You only need to use sticky support when you have multiple origins, and you do this by creating a NGINX upstream block .

  1. Enable the sticky module in App Gateway by editing the file /usr/local/nginx/conf/nginx.conf.
    • Below the line load_module /scratch/oracle/cloudgate/home/lib/idcs_cloudgate_ngx.so;, add
      load_module /scratch/oracle/cloudgate/home/lib/ngx_http_sticky_module.so;
    • Below the line include /usr/local/nginx/conf/agent_conf/*.conf;, add
      include /usr/local/nginx/conf/origin_conf/*.conf;
  2. Create a NGINX upstream block using
    $ vi /usr/local/nginx/conf/origin_conf/myupstream.conf
    
    Add below entry to myupstream.conf
    upstream weblogic {
        sticky;
        server 100.111.190.221:7003;
        server 100.111.190.220:7003;
    }
  3. Change the origin server.
    1. Open the navigation menu  and select Identity & Security. Under Identity, select Domains.
    2. Click the name of the identity domain that you want to work in. You might need to change the compartment to find the domain that you want. Then, click Security and then App gateways.
    3. Under Resources select Apps, and select the App gateway.
    4. In the App details, modify the Origin server to point to the upstream.

Sticky Parameters

upstream {
  sticky;  
  server 127.0.0.1:9001;
  server 127.0.0.1:9002;
}

  sticky [hash=index|md5|sha1] [no_fallback]
       [name=route] [domain=.example.com] [path=/] [expires=1h] [secure] [httponly];
   or
  sticky [hmac=md5|sha1 hmac_key=<foobar_key>] [no_fallback]
       [name=route] [domain=.example.com] [path=/] [expires=1h] [secure] [httponly];
   or
  sticky [text=raw] [no_fallback]
       [name=route] [domain=.example.com] [path=/] [expires=1h] [secure] [httponly];

Server Selection Algorithm

Algorithm Description
hash

The hash mechanism used to encode upstream server.

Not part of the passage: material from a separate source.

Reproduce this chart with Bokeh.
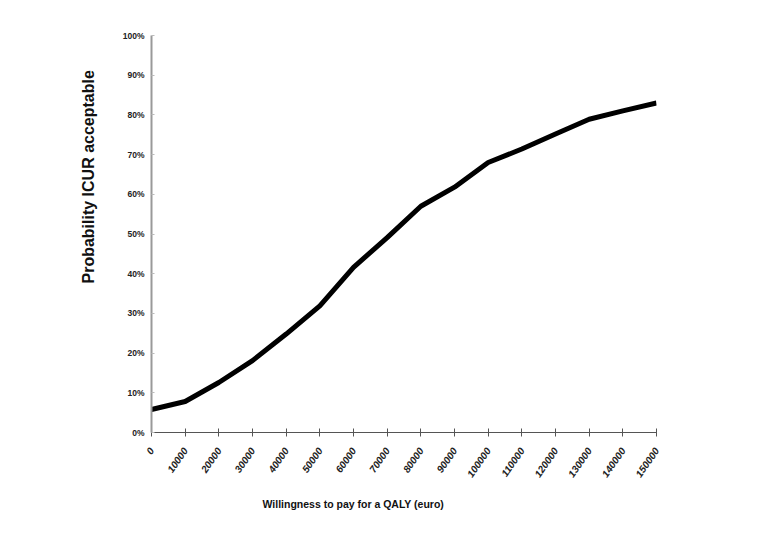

It can't be used with hmac or text.

  • md5|sha1. Standard cryptographic hash functions to encode the information.
  • index. The information is not hashed and instead an in-memory index is used. This is quicker and the overhead is shorter, but the matching against upstream servers list is inconsistent and if the upstream server has changed index values might not correspond to the same server. Only use index if you are certain you want to use it despite this.

The default is md5.

hmac The HMAC hash mechanism used to encode upstream server It's like the hash mechanism but it uses hmac_key to secure the hashing. It can't be used with hash or text.
hmac_key The cryptographic key to use with hmac. Set a hmac_key if you use hmac.
no_fallback Set this flag so that if a request comes with a cookie and the corresponding backend is unavailable, a 502 (Bad Gateway or Proxy Error) is returned. You can set it to the upstream block, or set sticky_no_fallback in a server or location block.

Cookie Settings

Setting Description
name The name of the cookie used to track the persistent upstream server. The default is route.
domain The domain in which the cookie is valid. The default is none when the browser handles the domain.
path The path in which the cookie is valid. The default is /.
expires

The validity duration of the cookie. The default is nothing which means that it's a session cookie and deleted when the client shuts down.

Enter a value to have the cookie expire after the specified time. The value is set relative to the client, and it must be for a period greater than one second.

secure Enable secure cookies (transferred only using https).
httponly Tells the browser that the cookie can only be accessed by the server.